Deductible expenses include: mortgage interest (not principal), property management fees (typically 7–10% of rent), council rates, water rates, landlord insurance, repairs and maintenance, advertising for tenants, and depreciation. Depreciation is a non-cash deduction that can significantly improve after-tax returns.

When does negative gearing make sense?

Negative gearing makes financial sense when: you have a high marginal tax rate (37–45%), the property has strong capital growth prospects that outweigh negative cash flow, you can comfortably sustain the negative cash flow, and you plan to hold the property for 7+ years to realise capital gains.

Negative gearing vs positive gearing

Positive gearing (cash flow positive) means rent exceeds all costs — you receive net income each week. This improves borrowing capacity for future investments and reduces financial risk. Negative gearing relies on capital growth to generate overall profit.

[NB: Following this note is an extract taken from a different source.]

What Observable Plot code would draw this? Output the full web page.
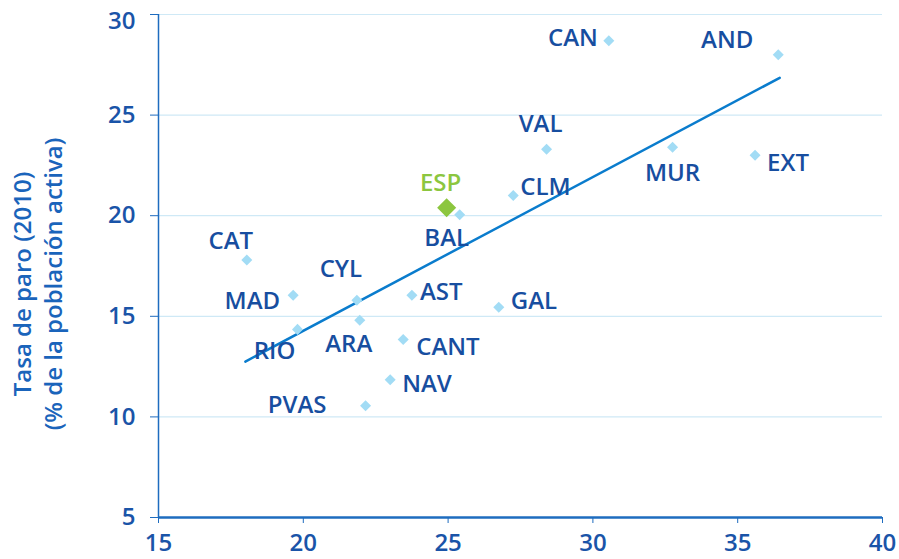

Perth and regional markets often allow positive gearing; Sydney and Melbourne typically require negative gearing strategies.

Capital gains tax and negative gearing

When you sell a negatively geared property, any capital gain is taxable. However, the 50% CGT discount applies to properties held for more than 12 months — effectively halving the capital gains tax liability. Your total return from a negatively geared property is: capital gain (after CGT discount) + tax savings from negative gearing - total holding costs.

Risks of negative gearing

  • You must fund the shortfall from your income each week
  • If rents fall or the property is vacant, your losses increase
  • Interest rate rises increase your negative cash flow
  • Capital growth must materialise for the strategy to succeed
  • If you lose your job, sustaining the property becomes difficult
// FAQ

Negative gearing questions

How much tax do I save with negative gearing?
It depends on your marginal tax rate. At 37% (income $135K–$190K), every $10,000 of investment loss saves you $3,700 in tax. At 45% (income above $190K), it saves $4,500. Ask Perry to calculate your specific tax saving based on your income and property costs.
Can I negatively gear a property I live in?
No. You can only negatively gear an investment property that is rented out or genuinely available for rent. Your primary residence cannot be negatively geared. However, if you rent a room in your home, a portion of costs may be deductible — speak to a tax accountant.
Will negative gearing be abolished in Australia?
As of 2026, negative gearing remains available to all Australian property investors. There has been political debate about limiting negative gearing, but no changes have been legislated. Any changes would typically be grandfathered for existing investors.
Is negative gearing worth it?
Negative gearing is worth it when the combination of capital growth and tax savings exceeds the total cash flow shortfall over your holding period. For high-income earners in markets with strong capital growth (Sydney, Brisbane), negative gearing can be very effective. For lower-income earners or in flat markets, positive cash flow properties are generally preferable.